With that in mind, here’s what the Bears need from everybody in front of them. I’ve left off the Cardinals and Panthers (mathematically impossible) because John Fox and the boys aren’t catching them.
*All teams are listed with their overall and conference records. Minnesota and Green Bay are special and get division records too.
3. Green Bay Packers (8-4, 6-3, 3-2): A) Finish 1-3 down the stretch, only beating the Cowboys or B) finish 0-4 down the stretch.
After Detroit handed Green Bay their eighth win last Thursday in Hail Rodgers-fashion, the Bears’ only chance of catching the Packers – barring an 0-4 collapse – rests on Minnesota winning in Green Bay the final week of the season.
4. Washington Redskins (5-7, 5-4): Lose to the Bears at Soldier Field on December 13th. That simple.
This only comes into play if the Redskins give up first in the NFC East. Which has approximately a 90% chance of happening.
5. Minnesota Vikings (8-5, 5-4, 3-1): Finish 1-2, only beating the Giants.
Under this hypothetical, the Vikings are already losing one game to the Bears in Week 15. If Minnesota also loses to Green Bay in Week 17, it would bring them dead even with the Bears in the first four NFL tie-breakers: Head-to-head record, division record, record vs. common opponents, and conference record.
At that point, the Bears’ strength of victory percentage (combined record of all opponents a team has beaten) will likely trump Minnesota’s – but it’s impossible to know for certain because there are four weeks left and lots of shit can change.

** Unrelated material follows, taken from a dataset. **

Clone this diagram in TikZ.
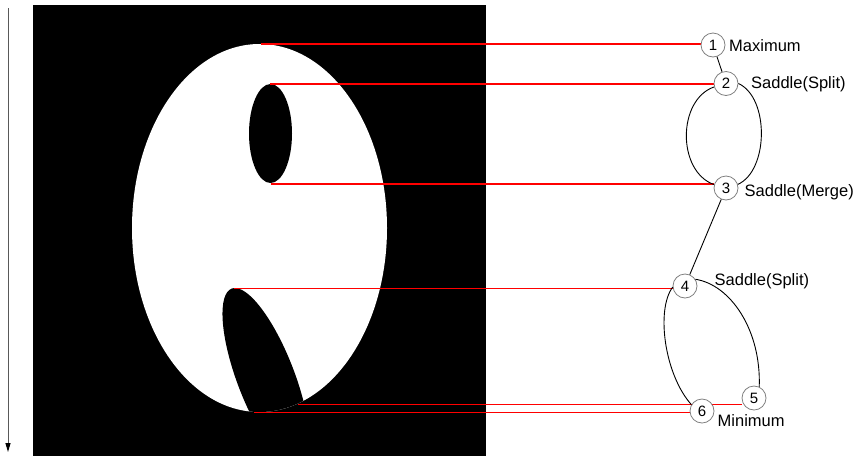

Depending how Green Bay finishes, this scenario would potentially lead to the Bears winning the NFC North title. Probably not, though.
Catching the Vikings, good enough for a wild-card berth as of this writing, is the likeliest path to the postseason.
6. Seattle Seahawks (7-5, 6-4): Finish 1-3 down the stretch.
Because the Seahawks beat the Bears in Week 3, they essentially own a two-game lead over them. That only leaves the obvious, unlikely scenario of Seattle finishing 8-8 or worse.
If Seattle goes 2-2 in their last four, then the Bears have to catch the Vikings or Packers to get into the playoffs — as well as get/stay ahead of the following four teams.
7. Tampa Bay Buccaneers (6-6, 5-3): Lose to the Bears at home (a.k.a. the Lovie Bowl) on December 27th. That simple.
The Bucs leapfrogged Atlanta after their head-to-head victory Sunday, and now the Bears’ trip to Tampa in Week 16 doesn’t sound so lovely. If things play out right, this could be a de facto play-in game.
8. Atlanta Falcons (6-6, 4-5): A) Finish 3-1 without losing to the Jaguars or B) finish 2-2 down the stretch.
If Atlanta gets to 9-7, their seventh loss needs to come against one of three remaining NFC opponents and not in Week 15 to Jacksonville. That would create a tie in conference records (6-6 each), and the Bears would pass Atlanta thanks to a better record in common games.
9. Philadelphia Eagles (5-7, 3-6): Nothing.
Philly enters the fray after their shocking victory over New England. Kind of.
Even if the Eagles win out, the Bears would get in over them via a superior record in common games.
10. New York Giants (5-7, 4-5): Finish 3-1 or worse down the stretch.
If both the Giants and Bears finish 9-7, New York would be slotted ahead due to a 7-5 conference record.